As we move towards a new world, let’s definitely welcome those who have made the difficult shift to a progressive anti-racism like Naomi Klein.  But, let’s have a conversation on how the mistakes – all of our mistakes – of the past can be learned from, and atoned for.

Arzu Merali is a writer and researcher based in London, UK.  She reported on the UN World Conference Against Racism in Durban 2001, and took part in the Islamic Human Rights Commission team’s work there.

Photo: CC 2.0 Deed Naomi Klein by Justine Warrington, 2008

 

 

[1] The Durban conference of 2001 saw some 8000 thousands of participants from across the world attend the NGO Forum.  South Africa allowed visas and provided space for the NGO Forum.  Durban II was deliberately restricted, with a less open visa regime from Switzerland helping to keep participation down from organisations which had consultative status with the UN.   The NGO Forum itself was removed from the program, something unheard of hitherto.  Framed as a concession to the US, it was clear that the demonisation of 2001, had resulted in exactly the narrative needed for the US, Israel and their supporters to silence the pro-Palestine movement.

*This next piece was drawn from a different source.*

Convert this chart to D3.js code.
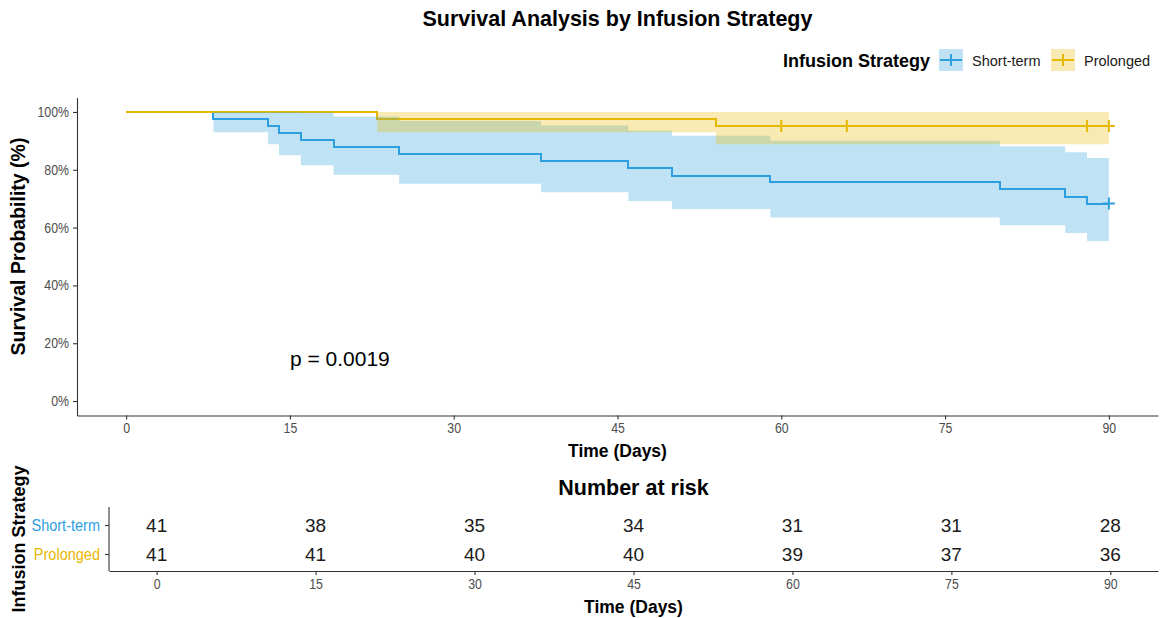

[2] The Harpers piece, despite the continued portrayal of the NGO Forum as antisemitic, did at least see Klein challenge the Israeli narrative about the Durban Declaration approved by the states attending (at the point it was agreed the US and Israel had left the conference in protest at the pro-Palestinian mobilisation, and in the case of the US, the demand for reparations for enslavement also emanating from the same forum).  This criticism of Durban she conceded was ludicrous.  There was no anti-Semitism here.